Professional C__ - Marc Gregoire [142]
The constexpr Keyword
The constexpr keyword is new in C++11. C++ always had the notion of constant expressions and in some circumstances, constant expressions are required. For example when defining an array, the size of the array needs to be a constant expression. Because of this restriction, the following piece of code is not valid in C++.
const int getArraySize() { return 32; }
int main()
{
int myArray[getArraySize()]; // Invalid in C++
return 0;
}
Using the new constexpr keyword, the getArraySize() function can be redefined as follows:
constexpr int getArraySize() { return 32; }
int main()
{
int myArray[getArraySize()]; // OK with C++11
return 0;
}
Code snippet from Constexpr\constexpr.cpp
You can even do something like this:
int myArray[getArraySize() + 1]; // OK with C++11
The benefit of using constexpr is that the compiler can optimize your code much better during the compilation process. Declaring a function as constexpr imposes a few limitations on what that function can do.
If the constexpr function is a member of a class, the function cannot be virtual.

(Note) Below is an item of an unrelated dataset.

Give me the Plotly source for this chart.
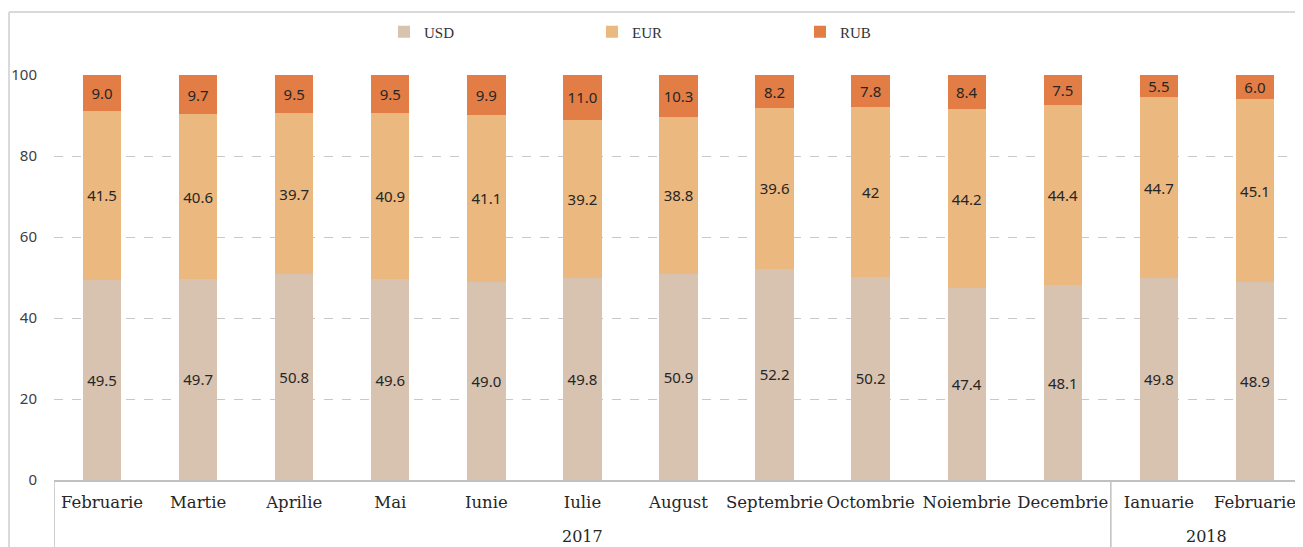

The return type of the function should be a literal type or a reference to a literal type. It cannot be void.
All the function arguments should be literal types or references to literal types.
The function body should be in the form {return expression;} where expression is a constant expression after argument substitution. expression is allowed to call other constexpr functions.
A constexpr function cannot be called until it’s defined in the translation unit because the compiler needs to know the complete definition.
These limitations are in place because the compiler must be able to evaluate a constexpr function at compile time.
By defining a constexpr constructor you can create constant expression variables of user-defined types. A constexpr constructor should satisfy the following requirements.
All the constructor arguments should be literal types or references to literal types.
The constructor body cannot be a function-try-block.
The constructor body should be empty.
All data members should be initialized with constant expressions.
For example, the following Rect class defines a constexpr constructor satisfying the previous requirements and also defines a constexpr getArea() method that is performing some calculation.
class Rect
{
public:
constexpr Rect(int width, int height)
: mWidth(width), mHeight(height) {}
constexpr int getArea() const { return mWidth * mHeight; }
private:
int mWidth, mHeight;
};
Code snippet from Constexpr\constexprClasses.cpp
Using this class to declare a constexpr object is straightforward:
constexpr Rect r(8, 2);
int myArray[r.getArea()]; // OK with C++11
Code snippet from Constexpr\constexprClasses.cpp
The static Keyword
There are several uses of the keyword static in C++, all seemingly unrelated. Part of the motivation for “overloading” the keyword was attempting to avoid having to introduce new keywords into the language.
static Data Members and Methods
You can declare static data members and methods of classes. static data members, unlike non-static data members, are not part of each object. Instead, there is only one copy of the data member, which exists outside any objects of that class.
static methods are similarly at the class level instead of the object level. A static method does not execute in the context of a specific object.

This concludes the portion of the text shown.